▶ _Given request_
Skip all pictures, then copy the lines from the start of the data through the line with "FIRST_LINE = 4", keeping both ends.

── Source data

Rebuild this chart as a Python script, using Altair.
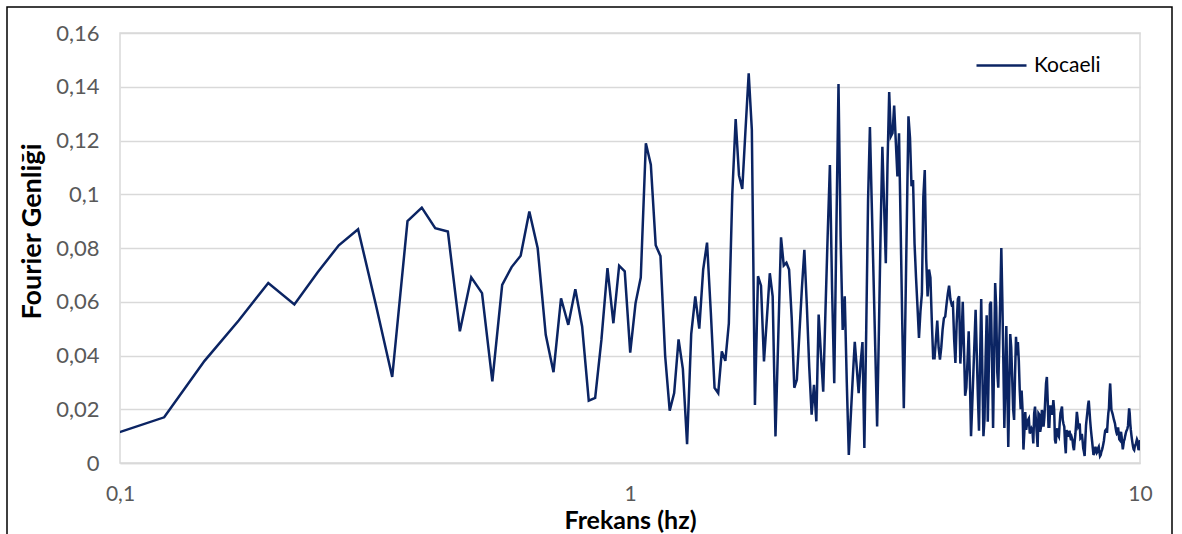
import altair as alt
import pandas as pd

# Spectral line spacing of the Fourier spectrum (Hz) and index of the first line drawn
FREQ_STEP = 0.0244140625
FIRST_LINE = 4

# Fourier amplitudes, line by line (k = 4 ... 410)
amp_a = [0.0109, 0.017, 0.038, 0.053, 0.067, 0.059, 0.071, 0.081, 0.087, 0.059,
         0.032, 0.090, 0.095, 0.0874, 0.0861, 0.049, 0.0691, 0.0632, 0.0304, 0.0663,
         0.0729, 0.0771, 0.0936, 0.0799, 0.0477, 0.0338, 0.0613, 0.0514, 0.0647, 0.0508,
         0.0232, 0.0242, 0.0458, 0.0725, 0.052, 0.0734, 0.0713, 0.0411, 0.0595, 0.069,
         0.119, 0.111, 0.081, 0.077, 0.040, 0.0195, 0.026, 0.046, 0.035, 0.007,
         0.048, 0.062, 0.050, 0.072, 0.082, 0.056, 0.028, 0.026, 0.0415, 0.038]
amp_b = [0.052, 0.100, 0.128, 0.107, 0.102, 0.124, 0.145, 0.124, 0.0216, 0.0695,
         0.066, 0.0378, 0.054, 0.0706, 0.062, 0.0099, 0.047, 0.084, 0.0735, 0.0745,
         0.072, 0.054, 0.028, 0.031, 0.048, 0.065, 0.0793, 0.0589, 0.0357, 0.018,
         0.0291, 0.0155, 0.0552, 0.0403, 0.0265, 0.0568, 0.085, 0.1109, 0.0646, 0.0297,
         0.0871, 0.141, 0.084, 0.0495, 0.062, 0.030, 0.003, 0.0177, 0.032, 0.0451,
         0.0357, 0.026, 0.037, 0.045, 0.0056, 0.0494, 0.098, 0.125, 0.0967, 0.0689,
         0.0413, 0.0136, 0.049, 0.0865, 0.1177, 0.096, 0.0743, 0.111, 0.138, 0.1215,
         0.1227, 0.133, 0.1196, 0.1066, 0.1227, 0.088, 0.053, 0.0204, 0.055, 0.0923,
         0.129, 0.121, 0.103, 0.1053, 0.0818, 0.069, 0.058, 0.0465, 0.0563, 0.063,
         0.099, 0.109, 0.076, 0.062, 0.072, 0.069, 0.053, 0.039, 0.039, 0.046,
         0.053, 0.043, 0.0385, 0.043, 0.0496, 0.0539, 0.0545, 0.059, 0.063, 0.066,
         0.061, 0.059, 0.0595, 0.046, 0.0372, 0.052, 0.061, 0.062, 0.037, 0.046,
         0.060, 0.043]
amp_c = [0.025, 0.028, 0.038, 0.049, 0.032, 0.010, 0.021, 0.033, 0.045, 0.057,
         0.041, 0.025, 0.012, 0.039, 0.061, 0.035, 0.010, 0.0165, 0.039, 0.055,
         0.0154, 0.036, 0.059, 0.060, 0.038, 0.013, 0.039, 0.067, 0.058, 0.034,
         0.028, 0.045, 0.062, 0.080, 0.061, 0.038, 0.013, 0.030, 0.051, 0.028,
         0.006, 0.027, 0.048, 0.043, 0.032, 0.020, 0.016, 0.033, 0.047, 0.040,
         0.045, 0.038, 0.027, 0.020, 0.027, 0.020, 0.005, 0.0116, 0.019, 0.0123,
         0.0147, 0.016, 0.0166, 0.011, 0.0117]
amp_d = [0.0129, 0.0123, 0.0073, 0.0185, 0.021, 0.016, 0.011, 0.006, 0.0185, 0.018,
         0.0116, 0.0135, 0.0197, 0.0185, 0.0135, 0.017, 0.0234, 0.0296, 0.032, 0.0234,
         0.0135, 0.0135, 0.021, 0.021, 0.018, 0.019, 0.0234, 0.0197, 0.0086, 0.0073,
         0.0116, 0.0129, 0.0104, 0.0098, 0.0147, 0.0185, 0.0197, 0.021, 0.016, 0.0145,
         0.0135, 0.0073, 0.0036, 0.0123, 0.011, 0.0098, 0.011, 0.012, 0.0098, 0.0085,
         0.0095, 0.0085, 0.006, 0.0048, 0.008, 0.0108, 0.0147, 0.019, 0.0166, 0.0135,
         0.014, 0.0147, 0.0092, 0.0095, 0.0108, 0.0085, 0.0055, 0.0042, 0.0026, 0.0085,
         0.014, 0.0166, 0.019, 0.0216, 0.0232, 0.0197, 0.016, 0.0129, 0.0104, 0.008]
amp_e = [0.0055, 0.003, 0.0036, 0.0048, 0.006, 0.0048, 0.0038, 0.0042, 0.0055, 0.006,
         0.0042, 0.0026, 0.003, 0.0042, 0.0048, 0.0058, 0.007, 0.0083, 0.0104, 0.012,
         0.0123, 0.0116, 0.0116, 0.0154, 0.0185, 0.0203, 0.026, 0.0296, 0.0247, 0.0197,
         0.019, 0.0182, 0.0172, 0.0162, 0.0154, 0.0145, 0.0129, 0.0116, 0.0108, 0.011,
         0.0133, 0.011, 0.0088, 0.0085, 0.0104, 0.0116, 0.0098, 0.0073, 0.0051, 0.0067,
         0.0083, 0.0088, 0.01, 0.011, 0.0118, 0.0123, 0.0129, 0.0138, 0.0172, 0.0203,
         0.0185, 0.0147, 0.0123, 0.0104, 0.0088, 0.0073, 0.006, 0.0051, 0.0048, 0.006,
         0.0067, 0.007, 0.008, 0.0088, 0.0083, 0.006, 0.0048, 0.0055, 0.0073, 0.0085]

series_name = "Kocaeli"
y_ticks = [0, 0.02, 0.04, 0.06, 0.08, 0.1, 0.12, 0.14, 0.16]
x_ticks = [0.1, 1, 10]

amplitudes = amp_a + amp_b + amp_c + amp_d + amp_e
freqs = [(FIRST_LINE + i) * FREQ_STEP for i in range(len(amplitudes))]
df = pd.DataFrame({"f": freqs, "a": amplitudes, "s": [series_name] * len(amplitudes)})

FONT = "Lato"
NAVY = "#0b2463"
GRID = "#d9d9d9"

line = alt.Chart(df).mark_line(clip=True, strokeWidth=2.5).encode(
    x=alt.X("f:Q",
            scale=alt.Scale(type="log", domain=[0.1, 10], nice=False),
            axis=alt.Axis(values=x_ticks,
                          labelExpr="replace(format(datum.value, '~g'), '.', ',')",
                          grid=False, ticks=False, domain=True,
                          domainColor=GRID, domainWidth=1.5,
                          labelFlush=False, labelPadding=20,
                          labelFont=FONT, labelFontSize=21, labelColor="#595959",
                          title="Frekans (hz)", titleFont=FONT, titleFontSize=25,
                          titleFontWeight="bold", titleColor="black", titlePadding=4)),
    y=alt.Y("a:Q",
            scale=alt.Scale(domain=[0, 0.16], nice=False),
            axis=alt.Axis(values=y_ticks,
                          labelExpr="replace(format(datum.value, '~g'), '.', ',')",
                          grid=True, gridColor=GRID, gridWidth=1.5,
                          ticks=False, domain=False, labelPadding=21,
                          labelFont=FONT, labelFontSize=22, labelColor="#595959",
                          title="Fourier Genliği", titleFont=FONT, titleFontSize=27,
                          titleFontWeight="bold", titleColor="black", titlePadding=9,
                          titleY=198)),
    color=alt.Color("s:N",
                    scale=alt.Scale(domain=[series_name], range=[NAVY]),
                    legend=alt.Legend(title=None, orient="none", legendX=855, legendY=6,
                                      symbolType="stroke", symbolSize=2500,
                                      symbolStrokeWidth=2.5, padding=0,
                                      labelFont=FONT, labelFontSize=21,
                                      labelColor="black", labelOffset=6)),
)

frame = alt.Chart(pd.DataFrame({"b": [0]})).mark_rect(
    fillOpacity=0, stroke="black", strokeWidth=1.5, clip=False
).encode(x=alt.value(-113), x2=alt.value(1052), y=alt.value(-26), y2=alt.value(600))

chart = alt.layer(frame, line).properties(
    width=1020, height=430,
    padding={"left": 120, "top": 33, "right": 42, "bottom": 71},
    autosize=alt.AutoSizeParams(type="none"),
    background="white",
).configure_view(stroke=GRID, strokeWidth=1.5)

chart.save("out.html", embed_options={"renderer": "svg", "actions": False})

────

▶ _Exercise output_
Rebuild this chart as a Python script, using Altair.
import altair as alt
import pandas as pd

# Spectral line spacing of the Fourier spectrum (Hz) and index of the first line drawn
FREQ_STEP = 0.0244140625
FIRST_LINE = 4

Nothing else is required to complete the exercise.